## START
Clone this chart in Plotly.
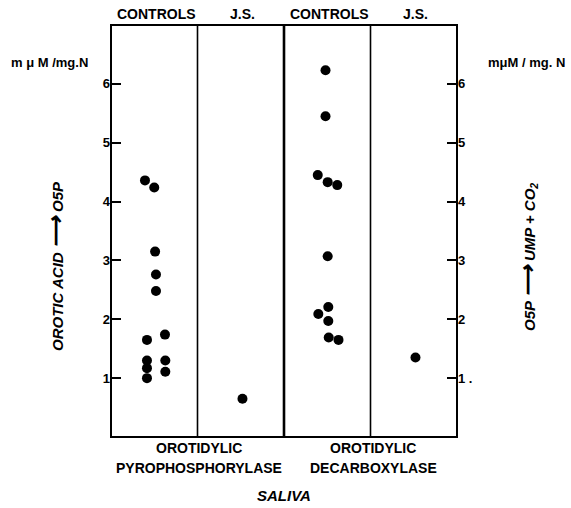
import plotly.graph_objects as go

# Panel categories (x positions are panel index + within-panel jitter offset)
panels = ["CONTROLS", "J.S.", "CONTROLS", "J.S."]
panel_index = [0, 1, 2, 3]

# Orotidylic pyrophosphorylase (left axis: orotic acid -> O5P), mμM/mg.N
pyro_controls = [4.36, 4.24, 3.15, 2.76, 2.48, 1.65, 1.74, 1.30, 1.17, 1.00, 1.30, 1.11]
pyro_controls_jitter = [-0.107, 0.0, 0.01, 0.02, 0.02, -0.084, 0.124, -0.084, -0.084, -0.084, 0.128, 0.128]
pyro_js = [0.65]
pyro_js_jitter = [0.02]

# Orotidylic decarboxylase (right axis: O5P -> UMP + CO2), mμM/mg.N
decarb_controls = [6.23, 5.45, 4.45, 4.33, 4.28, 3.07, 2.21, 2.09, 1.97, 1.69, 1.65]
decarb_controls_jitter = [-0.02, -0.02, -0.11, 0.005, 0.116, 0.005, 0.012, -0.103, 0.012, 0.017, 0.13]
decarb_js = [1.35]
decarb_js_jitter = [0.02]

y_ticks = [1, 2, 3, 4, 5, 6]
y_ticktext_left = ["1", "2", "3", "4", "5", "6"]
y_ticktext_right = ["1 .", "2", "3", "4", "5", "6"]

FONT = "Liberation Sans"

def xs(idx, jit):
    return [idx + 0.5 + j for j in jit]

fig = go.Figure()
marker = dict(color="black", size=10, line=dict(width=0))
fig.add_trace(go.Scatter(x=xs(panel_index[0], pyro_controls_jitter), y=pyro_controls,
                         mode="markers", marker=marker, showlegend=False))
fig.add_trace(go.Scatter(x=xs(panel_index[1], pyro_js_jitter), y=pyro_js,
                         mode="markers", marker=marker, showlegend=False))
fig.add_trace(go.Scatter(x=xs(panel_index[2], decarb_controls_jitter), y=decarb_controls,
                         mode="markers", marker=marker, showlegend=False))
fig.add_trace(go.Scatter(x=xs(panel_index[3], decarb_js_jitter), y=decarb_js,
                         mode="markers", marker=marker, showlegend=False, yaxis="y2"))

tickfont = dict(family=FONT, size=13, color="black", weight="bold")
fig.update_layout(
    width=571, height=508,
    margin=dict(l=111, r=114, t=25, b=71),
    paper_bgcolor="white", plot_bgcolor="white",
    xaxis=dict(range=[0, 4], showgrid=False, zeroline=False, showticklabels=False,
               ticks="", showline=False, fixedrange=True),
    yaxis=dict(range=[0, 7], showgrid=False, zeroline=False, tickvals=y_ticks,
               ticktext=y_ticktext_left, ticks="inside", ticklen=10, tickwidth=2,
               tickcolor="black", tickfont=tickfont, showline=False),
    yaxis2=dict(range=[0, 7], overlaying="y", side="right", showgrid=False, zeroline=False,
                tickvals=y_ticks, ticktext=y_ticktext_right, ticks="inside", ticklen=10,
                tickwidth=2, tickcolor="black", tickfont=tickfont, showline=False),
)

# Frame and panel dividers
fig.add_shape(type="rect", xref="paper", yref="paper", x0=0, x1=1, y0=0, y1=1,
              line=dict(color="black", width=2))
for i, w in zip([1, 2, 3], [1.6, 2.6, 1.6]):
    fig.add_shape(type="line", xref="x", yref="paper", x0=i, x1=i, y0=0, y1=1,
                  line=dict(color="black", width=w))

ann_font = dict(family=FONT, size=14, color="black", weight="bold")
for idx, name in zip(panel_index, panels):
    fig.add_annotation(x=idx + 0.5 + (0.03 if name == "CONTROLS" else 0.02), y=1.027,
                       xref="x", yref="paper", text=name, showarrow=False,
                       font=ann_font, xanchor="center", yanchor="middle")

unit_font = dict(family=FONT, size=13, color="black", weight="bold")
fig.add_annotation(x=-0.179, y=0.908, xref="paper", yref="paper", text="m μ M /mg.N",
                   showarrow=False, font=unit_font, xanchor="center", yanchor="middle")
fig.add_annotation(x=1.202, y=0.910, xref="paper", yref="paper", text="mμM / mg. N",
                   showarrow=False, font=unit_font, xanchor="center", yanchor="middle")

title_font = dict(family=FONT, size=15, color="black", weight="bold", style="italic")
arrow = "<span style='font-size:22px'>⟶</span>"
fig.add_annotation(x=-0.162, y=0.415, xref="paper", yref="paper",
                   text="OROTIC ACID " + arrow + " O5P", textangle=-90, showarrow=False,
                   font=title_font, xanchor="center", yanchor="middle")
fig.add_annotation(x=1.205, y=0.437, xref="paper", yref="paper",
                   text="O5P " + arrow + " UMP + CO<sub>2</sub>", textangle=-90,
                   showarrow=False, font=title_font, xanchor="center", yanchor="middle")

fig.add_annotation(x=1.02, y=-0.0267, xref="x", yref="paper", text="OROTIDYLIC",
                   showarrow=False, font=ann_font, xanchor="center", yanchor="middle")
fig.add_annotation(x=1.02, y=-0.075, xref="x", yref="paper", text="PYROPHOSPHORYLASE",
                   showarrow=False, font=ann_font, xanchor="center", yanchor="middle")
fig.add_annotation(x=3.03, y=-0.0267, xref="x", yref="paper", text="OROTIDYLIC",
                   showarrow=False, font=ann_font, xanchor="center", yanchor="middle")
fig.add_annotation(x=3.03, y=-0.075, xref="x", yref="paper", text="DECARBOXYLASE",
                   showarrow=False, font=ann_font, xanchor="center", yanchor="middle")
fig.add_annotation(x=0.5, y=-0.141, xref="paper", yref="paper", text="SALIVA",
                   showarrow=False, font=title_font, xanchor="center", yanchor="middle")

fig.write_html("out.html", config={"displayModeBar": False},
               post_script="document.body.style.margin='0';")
## END
- **INSTRUCTIONS TO FOLLOW**
From the top of the listing above, repeat each line exactly until you reach the line containing "pyro_js_jitter = [0.02]", and repeat that one too. Leave the pictures out.

- **RESULT FOR THIS TASK**
Clone this chart in Plotly.
import plotly.graph_objects as go

# Panel categories (x positions are panel index + within-panel jitter offset)
panels = ["CONTROLS", "J.S.", "CONTROLS", "J.S."]
panel_index = [0, 1, 2, 3]

# Orotidylic pyrophosphorylase (left axis: orotic acid -> O5P), mμM/mg.N
pyro_controls = [4.36, 4.24, 3.15, 2.76, 2.48, 1.65, 1.74, 1.30, 1.17, 1.00, 1.30, 1.11]
pyro_controls_jitter = [-0.107, 0.0, 0.01, 0.02, 0.02, -0.084, 0.124, -0.084, -0.084, -0.084, 0.128, 0.128]
pyro_js = [0.65]
pyro_js_jitter = [0.02]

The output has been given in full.